Water woes are slowing growth around Phoenix. What about Las Vegas?

Aerial view of housing construction sites at Crested Canyon community in Summerlin on Thursday, ...

Arizona officials announced this month that the state would not approve new housing construction on the burgeoning edges of the Phoenix metro area because there isn’t enough water to support planned future growth.

The announcement brought a national focus to Phoenix and other western cities grappling with dwindling water supplies amid long-term drought while demand for new growth continues to increase.

It also begs the question: Could Las Vegas be next?

John Entsminger, the general manager of the Southern Nevada Water Authority, certainly doesn’t think so. At least not for the next several decades.

“I think the situations are very different,” Entsminger said.

While the Las Vegas and Phoenix metro areas are both desert cities in the Southwest dealing with shrinking water supplies, they differ significantly in where they get their water.

Reliance on groundwater

As the Kyl Center for Water Policy at Arizona State University noted in a report following the announcement from Arizona officials, the areas that will be affected by the decision are those that have historically been reliant on local groundwater. Those areas are mostly outside the service area of municipal water suppliers.

In her announcement, Arizona Gov. Katie Hobbs said projections showed that demand for groundwater in the Phoenix area over the next 100 years would outpace supplies by about 4.9 million acre-feet. An acre-foot of water is enough to supply about two to three average U.S. homes a year.

But in Southern Nevada, groundwater only makes up a small fraction of the region’s annual water supplies.

Only about 10 percent of Southern Nevada’s water is drawn from groundwater sources. The rest comes from Nevada’s share of the Colorado River, a water system that is dealing with its own dwindling supplies.

Nevada typically receives 300,000 acre-feet of water annually from the river but has seen that number reduced in recent years because of previously agreed-to cuts based upon Lake Mead’s levels.

But even with those reductions, Las Vegas has used far below its usual share of the river. And that’s despite significant growth in the region’s population.

Southern Nevada has reduced the amount of Colorado River water it consumes from roughly 325,000 acre-feet in 2002 to just 224,000 acre-feet in 2022 — all while adding nearly 800,000 residents in that time frame.

In the last three years alone, the valley has seen more than 45,000 new water connections, according to the water authority, while reducing the amount of water it consumes from the river by about 12 percent.

“This common correlation of growth and increased water consumption simply isn’t born out in empirical data,” Entsminger said.

While Entsminger doesn’t expect the Las Vegas Valley to see any growth restrictions in the coming decades, the decision in Arizona has similarities to one that flew mostly under the radar in Southern Nevada just a few years ago.

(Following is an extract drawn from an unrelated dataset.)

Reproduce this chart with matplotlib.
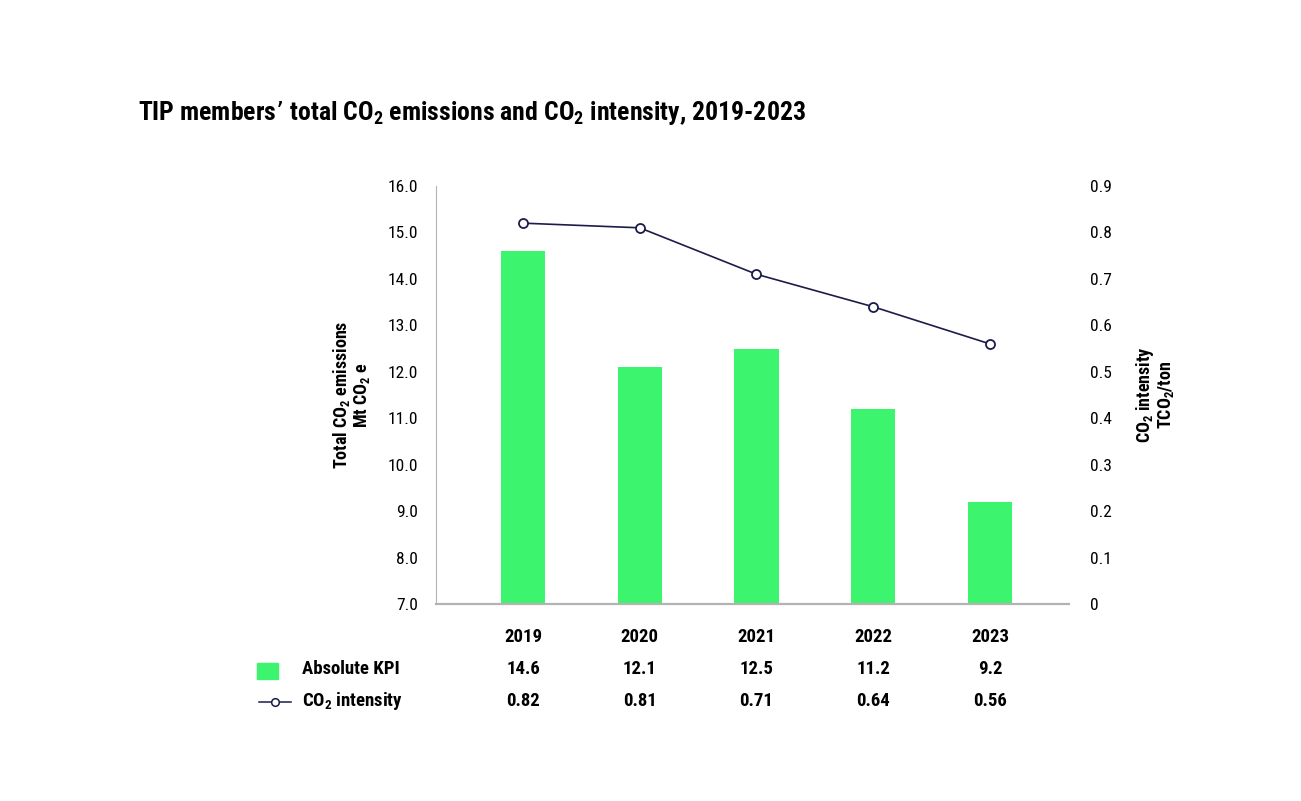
import matplotlib
matplotlib.use("Agg")
import matplotlib.pyplot as plt
from matplotlib.lines import Line2D
from matplotlib.patches import Rectangle
from matplotlib import font_manager

years = ["2019", "2020", "2021", "2022", "2023"]
absolute_kpi = [14.6, 12.1, 12.5, 11.2, 9.2]
co2_intensity = [0.82, 0.81, 0.71, 0.64, 0.56]
left_ticks = [7.0, 8.0, 9.0, 10.0, 11.0, 12.0, 13.0, 14.0, 15.0, 16.0]
right_ticks = [0, 0.1, 0.2, 0.3, 0.4, 0.5, 0.6, 0.7, 0.8, 0.9]

available = {f.name for f in font_manager.fontManager.ttflist}
primary = "Lato"
for cand in ["Roboto Condensed", "Liberation Sans Narrow", "Open Sans Condensed",
             "IBM Plex Sans Condensed", "Lato"]:
    if cand in available:
        primary = cand
        break
FONT = [primary, "DejaVu Sans"]
plt.rcParams["font.family"] = FONT
plt.rcParams["mathtext.default"] = "regular"

GREEN = "#3cf46e"
NAVY = "#1c1c4a"
GRAY = "#b3b3b3"

W, H = 1301, 801
fig = plt.figure(figsize=(W / 100, H / 100), dpi=100)
ax = fig.add_axes([436 / W, 1 - 604 / H, (1069 - 436) / W, (604 - 186) / H])
ax2 = ax.twinx()

x = list(range(len(years)))
ax.bar(x, absolute_kpi, width=0.38, color=GREEN, bottom=0)
ax.set_ylim(7.0, 16.0)
ax.set_xlim(-0.745, 4.677)
ax.set_yticks(left_ticks)
ax.set_yticklabels([f"{v:.1f}" for v in left_ticks], fontsize=12.5)
ax.set_xticks([])
ax.tick_params(axis="y", length=0, pad=13)

ax2.plot(x, co2_intensity, color=NAVY, lw=1.2, marker="o", ms=6.5,
         mfc="white", mec=NAVY, mew=1.3, zorder=5)
ax2.set_ylim(0, 0.9)
ax2.set_yticks(right_ticks)
ax2.set_yticklabels([f"{v:g}" for v in right_ticks], fontsize=12.5)
ax2.tick_params(axis="y", length=0, pad=15)

for a in (ax, ax2):
    for s in ("top", "right"):
        a.spines[s].set_visible(False)
ax2.spines["left"].set_visible(False)
ax2.spines["bottom"].set_visible(False)
ax.spines["left"].set_color(GRAY)
ax.spines["bottom"].set_color(GRAY)
ax.spines["bottom"].set_linewidth(1.6)

ax.set_ylabel("Total CO$_2$ emissions\nMt CO$_2$ e", fontsize=13, fontweight="bold",
              labelpad=11, linespacing=1.0)
ax2.set_ylabel("CO$_2$ intensity\nTCO$_2$/ton", fontsize=13, fontweight="bold",
               rotation=90, labelpad=16, linespacing=1.0)

fig.text(138 / W, 1 - 113 / H,
         "TIP members\u2019 total CO$_2$ emissions and CO$_2$ intensity, 2019-2023",
         fontsize=18.5, fontweight="bold", ha="left", va="center")

def fx(i):
    return ax.transData.transform((i, 0))[0] / W

fig.canvas.draw()
for i, yr in enumerate(years):
    xf = fx(i)
    fig.text(xf, 1 - 637 / H, yr, ha="center", va="center", fontsize=13.5, fontweight="bold")
    fig.text(xf, 1 - 669 / H, f"{absolute_kpi[i]:.1f}", ha="center", va="center",
             fontsize=13.5, fontweight="bold")
    fig.text(xf, 1 - 701 / H, f"{co2_intensity[i]:.2f}", ha="center", va="center",
             fontsize=13.5, fontweight="bold")

fig.patches.append(Rectangle((257 / W, 1 - 679 / H), 21 / W, 16 / H,
                             transform=fig.transFigure, color=GREEN, figure=fig))
fig.lines.append(Line2D([259 / W, 291 / W], [1 - 702 / H, 1 - 702 / H],
                        transform=fig.transFigure, color=NAVY, lw=1.1, figure=fig))
fig.lines.append(Line2D([275 / W], [1 - 702 / H], transform=fig.transFigure,
                        marker="o", ms=5.5, mfc="white", mec=NAVY, mew=1.1,
                        ls="none", figure=fig))
fig.text(302 / W, 1 - 669 / H, "Absolute KPI", ha="left", va="center",
         fontsize=13.5, fontweight="bold")
fig.text(302 / W, 1 - 701 / H, "CO$_2$ intensity", ha="left", va="center",
         fontsize=13.5, fontweight="bold")

fig.savefig("out.png", dpi=100, facecolor="white")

Moratorium in Blue Diamond

In late 2020, the Las Vegas Valley Water District, which supplies water to Las Vegas and unincorporated Clark County, was evaluating requests for new water commitments in the tiny Blue Diamond community, a neighborhood of roughly 350 people located near Red Rock Canyon National Conservation Area.

Blue Diamond relies solely on local groundwater, and diminishing winter precipitation in the Spring Mountains that provides the main source of water to the aquifer had created a situation where the water sources could be stressed by future growth.

“Due to continued drought and climate change, water levels in Blue Diamond will not be able to sustain future water commitments,” the district wrote in a slide presentation dated Dec. 1, 2020.

With future groundwater resources uncertain, the water district in December 2020 put a moratorium on new home builds in the small rural community on the edge of the Las Vegas Valley until a new water supply could be established.

But Entsminger said that is not a situation that the water authority projects under any scenario for the main portion of the valley over the next 50 years.

And in Arizona, don’t expect growth to stop in the nation’s fifth-largest city because of the groundwater restrictions.

Hobbs noted in her announcement that there are roughly 80,000 unbuilt homes that will be allowed to move forward because they have secured what are known as “assured water supply” certificates with the state. Even in those areas where the restrictions will be felt, growth is still possible if developers can find alternative water sources.

“Growth will continue, but the pattern and rate of growth will likely change. Growth on groundwater will be slowed,” the Kyl Center’s report said.

If Las Vegas can hit its conservation goal of reducing water use to 86 gallons per person per day by 2035, Entsminger said, the valley can continue to grow with a negative water footprint.

“But if you rest on your laurels, refuse to do additional things, then yeah, there could be a point of diminishing returns,” he said. “If we see that, it’s going to emerge as a trend, not as a shock.”